- EXERCISE BRIEF -
Copy from the first line below down to and including the line with "const COLORS = ['#c00000', '#f0913f', '#ff0000'];". Skip the pictures.
+ + + + + + +
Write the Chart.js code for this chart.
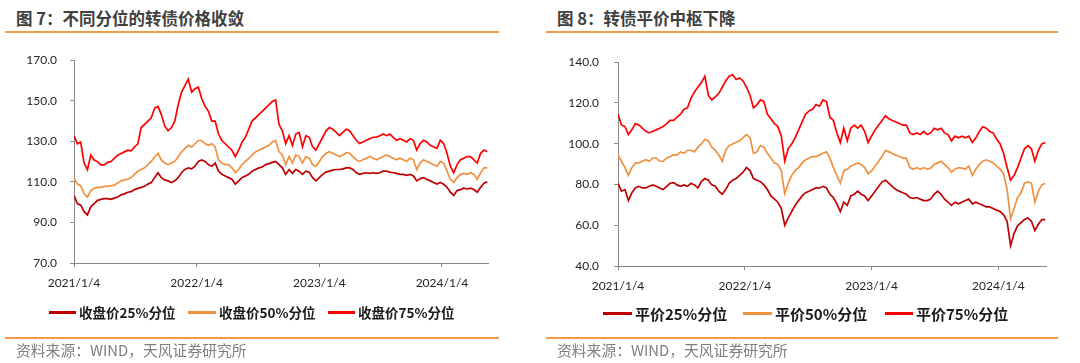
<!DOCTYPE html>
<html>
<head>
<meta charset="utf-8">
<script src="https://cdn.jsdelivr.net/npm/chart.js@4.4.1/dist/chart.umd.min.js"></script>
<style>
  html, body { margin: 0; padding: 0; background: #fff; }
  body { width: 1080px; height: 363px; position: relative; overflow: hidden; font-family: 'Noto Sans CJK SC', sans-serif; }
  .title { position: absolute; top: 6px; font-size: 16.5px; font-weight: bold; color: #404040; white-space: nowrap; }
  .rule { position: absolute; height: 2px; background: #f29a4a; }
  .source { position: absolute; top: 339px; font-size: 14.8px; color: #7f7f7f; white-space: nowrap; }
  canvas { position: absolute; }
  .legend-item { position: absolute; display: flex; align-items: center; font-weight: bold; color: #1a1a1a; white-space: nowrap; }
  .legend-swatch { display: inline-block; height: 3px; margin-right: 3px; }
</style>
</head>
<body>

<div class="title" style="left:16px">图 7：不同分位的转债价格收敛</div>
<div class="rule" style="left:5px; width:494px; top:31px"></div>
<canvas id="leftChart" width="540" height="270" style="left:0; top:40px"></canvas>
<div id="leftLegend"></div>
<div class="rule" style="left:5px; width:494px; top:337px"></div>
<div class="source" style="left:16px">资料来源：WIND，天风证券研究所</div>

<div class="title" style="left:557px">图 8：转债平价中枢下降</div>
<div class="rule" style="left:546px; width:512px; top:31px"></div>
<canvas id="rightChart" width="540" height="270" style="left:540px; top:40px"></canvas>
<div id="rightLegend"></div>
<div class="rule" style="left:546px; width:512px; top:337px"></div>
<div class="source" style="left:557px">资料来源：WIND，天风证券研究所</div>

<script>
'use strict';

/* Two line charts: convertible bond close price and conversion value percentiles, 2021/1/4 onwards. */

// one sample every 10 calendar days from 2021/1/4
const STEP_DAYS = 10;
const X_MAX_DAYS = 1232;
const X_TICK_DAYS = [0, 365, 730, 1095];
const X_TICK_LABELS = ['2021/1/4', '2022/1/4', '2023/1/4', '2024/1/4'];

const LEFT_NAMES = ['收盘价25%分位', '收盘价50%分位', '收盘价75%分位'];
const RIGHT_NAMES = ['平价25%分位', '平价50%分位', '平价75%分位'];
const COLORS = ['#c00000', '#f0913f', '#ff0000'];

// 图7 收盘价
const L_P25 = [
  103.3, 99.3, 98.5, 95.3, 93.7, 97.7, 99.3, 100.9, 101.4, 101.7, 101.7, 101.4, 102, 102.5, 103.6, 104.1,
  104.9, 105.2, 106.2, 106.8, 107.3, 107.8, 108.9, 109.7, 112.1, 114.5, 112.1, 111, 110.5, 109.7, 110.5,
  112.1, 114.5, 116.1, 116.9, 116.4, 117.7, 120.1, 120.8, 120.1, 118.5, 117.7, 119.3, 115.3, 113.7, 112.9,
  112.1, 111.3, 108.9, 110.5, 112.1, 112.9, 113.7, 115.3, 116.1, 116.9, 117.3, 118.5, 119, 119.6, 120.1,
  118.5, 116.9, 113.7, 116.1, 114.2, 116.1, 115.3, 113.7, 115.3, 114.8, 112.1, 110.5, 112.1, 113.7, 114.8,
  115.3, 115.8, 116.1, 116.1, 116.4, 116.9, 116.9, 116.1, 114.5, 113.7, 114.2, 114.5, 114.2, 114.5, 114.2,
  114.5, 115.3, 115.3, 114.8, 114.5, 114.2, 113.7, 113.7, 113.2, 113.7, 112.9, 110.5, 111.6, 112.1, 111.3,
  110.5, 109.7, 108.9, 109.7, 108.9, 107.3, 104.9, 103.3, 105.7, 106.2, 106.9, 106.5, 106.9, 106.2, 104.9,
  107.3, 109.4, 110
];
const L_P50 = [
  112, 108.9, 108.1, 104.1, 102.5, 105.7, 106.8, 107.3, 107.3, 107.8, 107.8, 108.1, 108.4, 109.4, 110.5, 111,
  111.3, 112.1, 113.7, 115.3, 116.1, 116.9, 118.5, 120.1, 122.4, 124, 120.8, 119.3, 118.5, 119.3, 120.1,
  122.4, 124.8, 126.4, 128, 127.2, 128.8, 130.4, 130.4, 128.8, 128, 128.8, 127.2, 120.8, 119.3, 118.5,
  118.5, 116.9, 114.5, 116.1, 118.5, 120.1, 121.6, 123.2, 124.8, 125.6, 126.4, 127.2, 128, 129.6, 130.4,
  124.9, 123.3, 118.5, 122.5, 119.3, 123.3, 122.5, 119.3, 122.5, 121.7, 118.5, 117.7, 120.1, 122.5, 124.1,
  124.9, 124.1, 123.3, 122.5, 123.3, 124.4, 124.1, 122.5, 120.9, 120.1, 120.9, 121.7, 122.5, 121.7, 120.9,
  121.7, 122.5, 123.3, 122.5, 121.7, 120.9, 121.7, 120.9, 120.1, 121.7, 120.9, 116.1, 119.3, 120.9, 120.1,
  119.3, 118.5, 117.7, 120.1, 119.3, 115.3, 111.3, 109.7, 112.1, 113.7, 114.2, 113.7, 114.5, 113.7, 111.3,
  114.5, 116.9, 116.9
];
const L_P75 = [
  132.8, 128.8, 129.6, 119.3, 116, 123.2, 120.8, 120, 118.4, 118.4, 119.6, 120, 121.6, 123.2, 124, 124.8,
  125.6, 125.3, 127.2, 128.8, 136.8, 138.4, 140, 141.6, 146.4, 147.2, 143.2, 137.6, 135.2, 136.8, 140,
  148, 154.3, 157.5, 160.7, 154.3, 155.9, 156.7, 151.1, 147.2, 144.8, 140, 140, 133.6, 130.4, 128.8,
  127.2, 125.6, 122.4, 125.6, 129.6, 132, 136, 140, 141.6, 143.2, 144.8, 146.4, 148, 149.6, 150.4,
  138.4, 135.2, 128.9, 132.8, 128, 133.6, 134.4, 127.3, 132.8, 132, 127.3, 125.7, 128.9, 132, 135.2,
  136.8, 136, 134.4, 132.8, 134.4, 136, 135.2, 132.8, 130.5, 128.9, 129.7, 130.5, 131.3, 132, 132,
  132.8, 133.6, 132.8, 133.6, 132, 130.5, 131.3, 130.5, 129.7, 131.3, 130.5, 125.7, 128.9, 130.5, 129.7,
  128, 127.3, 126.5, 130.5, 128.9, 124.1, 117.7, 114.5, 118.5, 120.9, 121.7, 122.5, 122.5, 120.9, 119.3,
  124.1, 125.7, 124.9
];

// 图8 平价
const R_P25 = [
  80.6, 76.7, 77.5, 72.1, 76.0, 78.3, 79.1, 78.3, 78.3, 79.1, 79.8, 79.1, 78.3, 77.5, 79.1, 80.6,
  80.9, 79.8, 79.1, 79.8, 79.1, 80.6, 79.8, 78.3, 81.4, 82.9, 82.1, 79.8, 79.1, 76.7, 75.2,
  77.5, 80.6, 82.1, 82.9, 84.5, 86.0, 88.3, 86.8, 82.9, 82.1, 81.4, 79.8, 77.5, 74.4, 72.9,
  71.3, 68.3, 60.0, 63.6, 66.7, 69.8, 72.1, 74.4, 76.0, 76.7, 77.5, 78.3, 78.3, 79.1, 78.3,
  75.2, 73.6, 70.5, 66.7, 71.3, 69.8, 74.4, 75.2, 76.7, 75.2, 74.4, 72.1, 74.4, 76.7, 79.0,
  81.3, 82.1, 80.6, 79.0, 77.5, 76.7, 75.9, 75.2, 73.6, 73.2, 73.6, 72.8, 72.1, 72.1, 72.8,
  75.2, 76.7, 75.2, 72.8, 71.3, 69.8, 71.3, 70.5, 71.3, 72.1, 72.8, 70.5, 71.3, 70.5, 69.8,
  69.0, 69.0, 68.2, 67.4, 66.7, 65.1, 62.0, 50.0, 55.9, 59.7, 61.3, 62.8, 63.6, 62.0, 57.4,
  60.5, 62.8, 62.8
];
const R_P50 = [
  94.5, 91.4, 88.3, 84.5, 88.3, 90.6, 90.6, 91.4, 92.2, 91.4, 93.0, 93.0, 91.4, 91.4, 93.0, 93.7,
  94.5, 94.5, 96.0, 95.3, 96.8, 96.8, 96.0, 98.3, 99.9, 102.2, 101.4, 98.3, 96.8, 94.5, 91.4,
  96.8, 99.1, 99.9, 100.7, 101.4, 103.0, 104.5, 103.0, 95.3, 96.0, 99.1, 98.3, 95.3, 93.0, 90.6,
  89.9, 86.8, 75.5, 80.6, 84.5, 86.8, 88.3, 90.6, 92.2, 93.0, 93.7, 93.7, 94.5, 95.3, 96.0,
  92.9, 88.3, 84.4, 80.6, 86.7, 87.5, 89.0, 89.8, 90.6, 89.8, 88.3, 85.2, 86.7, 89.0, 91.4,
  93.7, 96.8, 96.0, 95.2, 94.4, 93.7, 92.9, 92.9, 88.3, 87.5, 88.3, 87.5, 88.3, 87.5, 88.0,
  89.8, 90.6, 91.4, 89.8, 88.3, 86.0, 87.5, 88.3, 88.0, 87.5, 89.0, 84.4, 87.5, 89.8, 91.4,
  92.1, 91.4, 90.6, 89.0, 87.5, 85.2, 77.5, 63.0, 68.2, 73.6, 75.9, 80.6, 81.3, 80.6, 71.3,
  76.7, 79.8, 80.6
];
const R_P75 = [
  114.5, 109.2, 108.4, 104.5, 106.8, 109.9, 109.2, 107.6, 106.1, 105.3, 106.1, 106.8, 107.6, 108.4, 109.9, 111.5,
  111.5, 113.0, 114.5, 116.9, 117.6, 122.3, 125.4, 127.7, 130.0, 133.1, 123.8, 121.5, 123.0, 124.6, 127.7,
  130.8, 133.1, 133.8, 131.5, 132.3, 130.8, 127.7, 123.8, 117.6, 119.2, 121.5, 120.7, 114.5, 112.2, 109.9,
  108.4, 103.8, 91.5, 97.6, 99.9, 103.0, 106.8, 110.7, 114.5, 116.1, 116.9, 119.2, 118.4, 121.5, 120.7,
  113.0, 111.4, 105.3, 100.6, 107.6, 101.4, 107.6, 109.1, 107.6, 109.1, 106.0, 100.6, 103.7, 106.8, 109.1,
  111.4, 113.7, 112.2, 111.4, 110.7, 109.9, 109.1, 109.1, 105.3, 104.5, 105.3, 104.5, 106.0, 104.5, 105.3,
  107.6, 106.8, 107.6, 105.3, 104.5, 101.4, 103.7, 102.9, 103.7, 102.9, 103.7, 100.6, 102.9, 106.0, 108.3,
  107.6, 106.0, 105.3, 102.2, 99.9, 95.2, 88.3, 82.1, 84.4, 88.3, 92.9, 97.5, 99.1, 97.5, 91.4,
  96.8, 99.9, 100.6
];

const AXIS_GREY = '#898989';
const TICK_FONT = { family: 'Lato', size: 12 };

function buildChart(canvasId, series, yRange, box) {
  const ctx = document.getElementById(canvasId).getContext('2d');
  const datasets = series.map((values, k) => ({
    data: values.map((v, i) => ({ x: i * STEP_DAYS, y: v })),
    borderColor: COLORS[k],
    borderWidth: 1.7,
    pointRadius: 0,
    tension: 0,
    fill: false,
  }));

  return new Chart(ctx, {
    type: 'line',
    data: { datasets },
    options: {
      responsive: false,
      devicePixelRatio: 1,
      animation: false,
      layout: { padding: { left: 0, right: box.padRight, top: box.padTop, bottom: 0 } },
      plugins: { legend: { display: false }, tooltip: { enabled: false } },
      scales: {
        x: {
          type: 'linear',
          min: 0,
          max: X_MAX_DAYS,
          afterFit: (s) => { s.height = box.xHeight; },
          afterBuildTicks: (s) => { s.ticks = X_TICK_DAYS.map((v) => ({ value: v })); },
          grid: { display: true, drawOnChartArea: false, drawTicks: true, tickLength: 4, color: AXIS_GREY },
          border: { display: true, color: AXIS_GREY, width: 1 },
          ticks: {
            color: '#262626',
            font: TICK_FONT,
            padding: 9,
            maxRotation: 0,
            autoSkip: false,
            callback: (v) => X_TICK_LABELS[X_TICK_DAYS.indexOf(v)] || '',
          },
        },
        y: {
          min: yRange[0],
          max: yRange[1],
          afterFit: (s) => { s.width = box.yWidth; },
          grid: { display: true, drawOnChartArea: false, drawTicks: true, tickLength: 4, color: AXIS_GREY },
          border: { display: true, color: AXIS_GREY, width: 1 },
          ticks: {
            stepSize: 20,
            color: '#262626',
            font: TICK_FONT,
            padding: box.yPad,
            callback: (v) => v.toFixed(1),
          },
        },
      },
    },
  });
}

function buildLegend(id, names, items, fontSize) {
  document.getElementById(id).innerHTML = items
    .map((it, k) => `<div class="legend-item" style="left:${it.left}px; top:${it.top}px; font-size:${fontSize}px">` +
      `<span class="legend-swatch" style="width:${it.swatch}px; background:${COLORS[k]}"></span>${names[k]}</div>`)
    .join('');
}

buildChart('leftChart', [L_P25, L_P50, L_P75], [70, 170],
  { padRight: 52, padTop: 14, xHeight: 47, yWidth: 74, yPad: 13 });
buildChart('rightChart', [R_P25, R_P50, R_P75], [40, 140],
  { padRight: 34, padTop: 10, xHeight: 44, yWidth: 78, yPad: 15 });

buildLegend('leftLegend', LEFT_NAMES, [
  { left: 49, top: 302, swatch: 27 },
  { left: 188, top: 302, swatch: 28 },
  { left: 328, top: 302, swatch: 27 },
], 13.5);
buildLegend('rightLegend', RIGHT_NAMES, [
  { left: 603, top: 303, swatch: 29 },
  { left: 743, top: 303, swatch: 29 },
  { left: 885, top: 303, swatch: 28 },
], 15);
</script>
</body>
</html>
+ + + + + + +
- FULL SOLUTION -
Write the Chart.js code for this chart.
<!DOCTYPE html>
<html>
<head>
<meta charset="utf-8">
<script src="https://cdn.jsdelivr.net/npm/chart.js@4.4.1/dist/chart.umd.min.js"></script>
<style>
  html, body { margin: 0; padding: 0; background: #fff; }
  body { width: 1080px; height: 363px; position: relative; overflow: hidden; font-family: 'Noto Sans CJK SC', sans-serif; }
  .title { position: absolute; top: 6px; font-size: 16.5px; font-weight: bold; color: #404040; white-space: nowrap; }
  .rule { position: absolute; height: 2px; background: #f29a4a; }
  .source { position: absolute; top: 339px; font-size: 14.8px; color: #7f7f7f; white-space: nowrap; }
  canvas { position: absolute; }
  .legend-item { position: absolute; display: flex; align-items: center; font-weight: bold; color: #1a1a1a; white-space: nowrap; }
  .legend-swatch { display: inline-block; height: 3px; margin-right: 3px; }
</style>
</head>
<body>

<div class="title" style="left:16px">图 7：不同分位的转债价格收敛</div>
<div class="rule" style="left:5px; width:494px; top:31px"></div>
<canvas id="leftChart" width="540" height="270" style="left:0; top:40px"></canvas>
<div id="leftLegend"></div>
<div class="rule" style="left:5px; width:494px; top:337px"></div>
<div class="source" style="left:16px">资料来源：WIND，天风证券研究所</div>

<div class="title" style="left:557px">图 8：转债平价中枢下降</div>
<div class="rule" style="left:546px; width:512px; top:31px"></div>
<canvas id="rightChart" width="540" height="270" style="left:540px; top:40px"></canvas>
<div id="rightLegend"></div>
<div class="rule" style="left:546px; width:512px; top:337px"></div>
<div class="source" style="left:557px">资料来源：WIND，天风证券研究所</div>

<script>
'use strict';

/* Two line charts: convertible bond close price and conversion value percentiles, 2021/1/4 onwards. */

// one sample every 10 calendar days from 2021/1/4
const STEP_DAYS = 10;
const X_MAX_DAYS = 1232;
const X_TICK_DAYS = [0, 365, 730, 1095];
const X_TICK_LABELS = ['2021/1/4', '2022/1/4', '2023/1/4', '2024/1/4'];

const LEFT_NAMES = ['收盘价25%分位', '收盘价50%分位', '收盘价75%分位'];
const RIGHT_NAMES = ['平价25%分位', '平价50%分位', '平价75%分位'];
const COLORS = ['#c00000', '#f0913f', '#ff0000'];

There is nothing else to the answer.